▶ [YOUR INSTRUCTIONS]
Can you copy out the data exactly? Leave the images out.

----------------

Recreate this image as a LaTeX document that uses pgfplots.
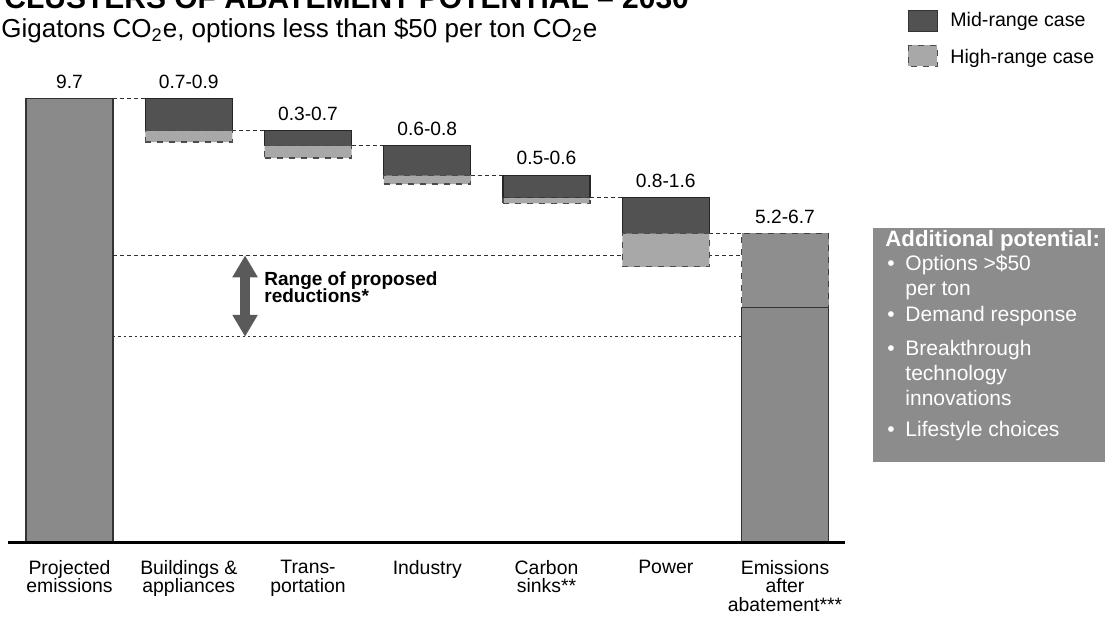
\documentclass[border=0pt]{standalone}
\usepackage{fontspec}
\setmainfont{Liberation Sans}
\usepackage{pgfplots}
\pgfplotsset{compat=1.18}
\usetikzlibrary{arrows.meta}

\definecolor{projgray}{HTML}{8A8A8A}
\definecolor{midgray}{HTML}{525252}
\definecolor{highgray}{HTML}{A8A8A8}
\definecolor{emgray}{HTML}{8E8E8E}
\definecolor{boxgray}{HTML}{8C8C8C}
\definecolor{linegray}{HTML}{303030}
\definecolor{arrowgray}{HTML}{5A5A5A}

\tikzset{
  conn/.style={linegray, line width=0.5pt, dash pattern=on 2pt off 1.5pt},
  vlab/.style={anchor=base, inner sep=0, yshift=5.2pt, font=\fontsize{9.6}{11}\selectfont},
  boxt/.style={anchor=base west, inner sep=0, text=white, font=\fontsize{10.5}{12}\selectfont},
}

\begin{document}
\begin{tikzpicture}
\begin{scope}[x=0.5pt,y=-0.5pt]
\useasboundingbox (0,0) rectangle (1111,623);
% clipped title and subtitle
\node[anchor=base west, inner sep=0, font=\bfseries\fontsize{15}{17}\selectfont] at (4,8) {CLUSTERS OF ABATEMENT POTENTIAL -- 2030};
\node[anchor=base west, inner sep=0, font=\fontsize{13}{16}\selectfont] at (1,37) {Gigatons CO\textsubscript{2}e, options less than \$50 per ton CO\textsubscript{2}e};
% legend
\draw[black!80, line width=0.5pt, fill=midgray] (908,10) rectangle (937,31);
\node[anchor=base west, inner sep=0, font=\fontsize{9.8}{12}\selectfont] at (950,26.7) {Mid-range case};
\draw[black!70, dashed, line width=0.5pt, fill=highgray] (908,45) rectangle (937,66);
\node[anchor=base west, inner sep=0, font=\fontsize{9.8}{12}\selectfont] at (950,63.3) {High-range case};
% additional potential box
\fill[boxgray] (873,228) rectangle (1105,462);
\node[boxt, font=\bfseries\fontsize{11.1}{12}\selectfont] at (885,246.7) {Additional potential:};
\node[boxt] at (887,270.7) {•}; \node[boxt] at (905,270.7) {Options >\$50};
\node[boxt] at (905,295) {per ton};
\node[boxt] at (887,321.7) {•}; \node[boxt] at (905,321.7) {Demand response};
\node[boxt] at (887,355) {•}; \node[boxt] at (905,355) {Breakthrough};
\node[boxt] at (905,380) {technology};
\node[boxt] at (905,405.7) {innovations};
\node[boxt] at (887,436) {•}; \node[boxt] at (905,436) {Lifestyle choices};
% range text
\node[anchor=base west, inner sep=0, font=\bfseries\fontsize{9.5}{11}\selectfont] at (264,285) {Range of proposed};
\node[anchor=base west, inner sep=0, font=\bfseries\fontsize{9.5}{11}\selectfont] at (264,302) {reductions*};
\end{scope}

\begin{axis}[
  at={(4pt,-271pt)}, anchor=south west,
  scale only axis, width=418.5pt, height=240pt,
  xmin=-0.516, xmax=6.503, ymin=0, ymax=10.5,
  ybar stacked, bar width=43.5pt,
  axis x line=bottom, axis y line=none,
  x axis line style={line width=1.5pt, -},
  xtick={0,1,2,3,4,5,6}, major tick length=0pt,
  xticklabels={{Projected\\emissions},{Buildings \&\\appliances},{Trans-\\portation},{Industry},{Carbon\\sinks**},{Power},{Emissions\\after\\abatement***}},
  xticklabel style={align=center, font=\fontsize{9.7}{9.3}\selectfont, inner sep=0pt, anchor=north, yshift=-8.9pt},
  ytick=\empty,
  axis on top, clip=false,
]
% solid bars (projected, emissions after abatement)
\addplot[fill=projgray, draw=black!80, line width=0.6pt] coordinates {(0,9.7) (1,0) (2,0) (3,0) (4,0) (5,0) (6,5.13)};
% invisible base of floating bars
\addplot[draw=none, fill=none] coordinates {(0,0) (1,8.75) (2,8.40) (3,7.83) (4,7.41) (5,6.02) (6,0)};
% high-range part
\addplot[fill=highgray, draw=black!70, dashed, line width=0.6pt] coordinates {(0,0) (1,0.25) (2,0.27) (3,0.19) (4,0.12) (5,0.73) (6,0)};
% mid-range part
\addplot[fill=midgray, draw=black!85, line width=0.6pt] coordinates {(0,0) (1,0.70) (2,0.33) (3,0.65) (4,0.49) (5,0.78) (6,0)};
% upper part of emissions after abatement
\addplot[fill=emgray, draw=black!75, dashed, line width=0.6pt] coordinates {(0,0) (1,0) (2,0) (3,0) (4,0) (5,0) (6,1.62)};

% connectors
\draw[conn] (axis cs:0.365,9.7) -- (axis cs:0.635,9.7);
\draw[conn] (axis cs:1.365,9.0) -- (axis cs:1.635,9.0);
\draw[conn] (axis cs:2.365,8.67) -- (axis cs:2.635,8.67);
\draw[conn] (axis cs:3.365,8.02) -- (axis cs:3.635,8.02);
\draw[conn] (axis cs:4.365,7.53) -- (axis cs:4.635,7.53);
\draw[conn] (axis cs:5.365,6.75) -- (axis cs:5.635,6.75);
\draw[conn] (axis cs:0.365,6.27) -- (axis cs:5.635,6.27);
\draw[linegray, line width=0.5pt, dash pattern=on 1.2pt off 1.5pt] (axis cs:0.365,4.49) -- (axis cs:5.635,4.49);
% range arrow
\draw[arrowgray, line width=4.6pt, {Triangle[width=12pt,length=11pt]}-{Triangle[width=12pt,length=11pt]}] (axis cs:1.472,6.27) -- (axis cs:1.472,4.49);
% value labels
\node[vlab] at (axis cs:0,9.7) {9.7};
\node[vlab] at (axis cs:1,9.7) {0.7-0.9};
\node[vlab] at (axis cs:2,9.0) {0.3-0.7};
\node[vlab] at (axis cs:3,8.67) {0.6-0.8};
\node[vlab] at (axis cs:4,8.02) {0.5-0.6};
\node[vlab] at (axis cs:5,7.53) {0.8-1.6};
\node[vlab] at (axis cs:6,6.75) {5.2-6.7};
\end{axis}
\end{tikzpicture}
\end{document}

----------------

▶ [ANSWER IN FULL]
Recreate this image as a LaTeX document that uses pgfplots.
\documentclass[border=0pt]{standalone}
\usepackage{fontspec}
\setmainfont{Liberation Sans}
\usepackage{pgfplots}
\pgfplotsset{compat=1.18}
\usetikzlibrary{arrows.meta}

\definecolor{projgray}{HTML}{8A8A8A}
\definecolor{midgray}{HTML}{525252}
\definecolor{highgray}{HTML}{A8A8A8}
\definecolor{emgray}{HTML}{8E8E8E}
\definecolor{boxgray}{HTML}{8C8C8C}
\definecolor{linegray}{HTML}{303030}
\definecolor{arrowgray}{HTML}{5A5A5A}

\tikzset{
  conn/.style={linegray, line width=0.5pt, dash pattern=on 2pt off 1.5pt},
  vlab/.style={anchor=base, inner sep=0, yshift=5.2pt, font=\fontsize{9.6}{11}\selectfont},
  boxt/.style={anchor=base west, inner sep=0, text=white, font=\fontsize{10.5}{12}\selectfont},
}

\begin{document}
\begin{tikzpicture}
\begin{scope}[x=0.5pt,y=-0.5pt]
\useasboundingbox (0,0) rectangle (1111,623);
% clipped title and subtitle
\node[anchor=base west, inner sep=0, font=\bfseries\fontsize{15}{17}\selectfont] at (4,8) {CLUSTERS OF ABATEMENT POTENTIAL -- 2030};
\node[anchor=base west, inner sep=0, font=\fontsize{13}{16}\selectfont] at (1,37) {Gigatons CO\textsubscript{2}e, options less than \$50 per ton CO\textsubscript{2}e};
% legend
\draw[black!80, line width=0.5pt, fill=midgray] (908,10) rectangle (937,31);
\node[anchor=base west, inner sep=0, font=\fontsize{9.8}{12}\selectfont] at (950,26.7) {Mid-range case};
\draw[black!70, dashed, line width=0.5pt, fill=highgray] (908,45) rectangle (937,66);
\node[anchor=base west, inner sep=0, font=\fontsize{9.8}{12}\selectfont] at (950,63.3) {High-range case};
% additional potential box
\fill[boxgray] (873,228) rectangle (1105,462);
\node[boxt, font=\bfseries\fontsize{11.1}{12}\selectfont] at (885,246.7) {Additional potential:};
\node[boxt] at (887,270.7) {•}; \node[boxt] at (905,270.7) {Options >\$50};
\node[boxt] at (905,295) {per ton};
\node[boxt] at (887,321.7) {•}; \node[boxt] at (905,321.7) {Demand response};
\node[boxt] at (887,355) {•}; \node[boxt] at (905,355) {Breakthrough};
\node[boxt] at (905,380) {technology};
\node[boxt] at (905,405.7) {innovations};
\node[boxt] at (887,436) {•}; \node[boxt] at (905,436) {Lifestyle choices};
% range text
\node[anchor=base west, inner sep=0, font=\bfseries\fontsize{9.5}{11}\selectfont] at (264,285) {Range of proposed};
\node[anchor=base west, inner sep=0, font=\bfseries\fontsize{9.5}{11}\selectfont] at (264,302) {reductions*};
\end{scope}

\begin{axis}[
  at={(4pt,-271pt)}, anchor=south west,
  scale only axis, width=418.5pt, height=240pt,
  xmin=-0.516, xmax=6.503, ymin=0, ymax=10.5,
  ybar stacked, bar width=43.5pt,
  axis x line=bottom, axis y line=none,
  x axis line style={line width=1.5pt, -},
  xtick={0,1,2,3,4,5,6}, major tick length=0pt,
  xticklabels={{Projected\\emissions},{Buildings \&\\appliances},{Trans-\\portation},{Industry},{Carbon\\sinks**},{Power},{Emissions\\after\\abatement***}},
  xticklabel style={align=center, font=\fontsize{9.7}{9.3}\selectfont, inner sep=0pt, anchor=north, yshift=-8.9pt},
  ytick=\empty,
  axis on top, clip=false,
]
% solid bars (projected, emissions after abatement)
\addplot[fill=projgray, draw=black!80, line width=0.6pt] coordinates {(0,9.7) (1,0) (2,0) (3,0) (4,0) (5,0) (6,5.13)};
% invisible base of floating bars
\addplot[draw=none, fill=none] coordinates {(0,0) (1,8.75) (2,8.40) (3,7.83) (4,7.41) (5,6.02) (6,0)};
% high-range part
\addplot[fill=highgray, draw=black!70, dashed, line width=0.6pt] coordinates {(0,0) (1,0.25) (2,0.27) (3,0.19) (4,0.12) (5,0.73) (6,0)};
% mid-range part
\addplot[fill=midgray, draw=black!85, line width=0.6pt] coordinates {(0,0) (1,0.70) (2,0.33) (3,0.65) (4,0.49) (5,0.78) (6,0)};
% upper part of emissions after abatement
\addplot[fill=emgray, draw=black!75, dashed, line width=0.6pt] coordinates {(0,0) (1,0) (2,0) (3,0) (4,0) (5,0) (6,1.62)};

% connectors
\draw[conn] (axis cs:0.365,9.7) -- (axis cs:0.635,9.7);
\draw[conn] (axis cs:1.365,9.0) -- (axis cs:1.635,9.0);
\draw[conn] (axis cs:2.365,8.67) -- (axis cs:2.635,8.67);
\draw[conn] (axis cs:3.365,8.02) -- (axis cs:3.635,8.02);
\draw[conn] (axis cs:4.365,7.53) -- (axis cs:4.635,7.53);
\draw[conn] (axis cs:5.365,6.75) -- (axis cs:5.635,6.75);
\draw[conn] (axis cs:0.365,6.27) -- (axis cs:5.635,6.27);
\draw[linegray, line width=0.5pt, dash pattern=on 1.2pt off 1.5pt] (axis cs:0.365,4.49) -- (axis cs:5.635,4.49);
% range arrow
\draw[arrowgray, line width=4.6pt, {Triangle[width=12pt,length=11pt]}-{Triangle[width=12pt,length=11pt]}] (axis cs:1.472,6.27) -- (axis cs:1.472,4.49);
% value labels
\node[vlab] at (axis cs:0,9.7) {9.7};
\node[vlab] at (axis cs:1,9.7) {0.7-0.9};
\node[vlab] at (axis cs:2,9.0) {0.3-0.7};
\node[vlab] at (axis cs:3,8.67) {0.6-0.8};
\node[vlab] at (axis cs:4,8.02) {0.5-0.6};
\node[vlab] at (axis cs:5,7.53) {0.8-1.6};
\node[vlab] at (axis cs:6,6.75) {5.2-6.7};
\end{axis}
\end{tikzpicture}
\end{document}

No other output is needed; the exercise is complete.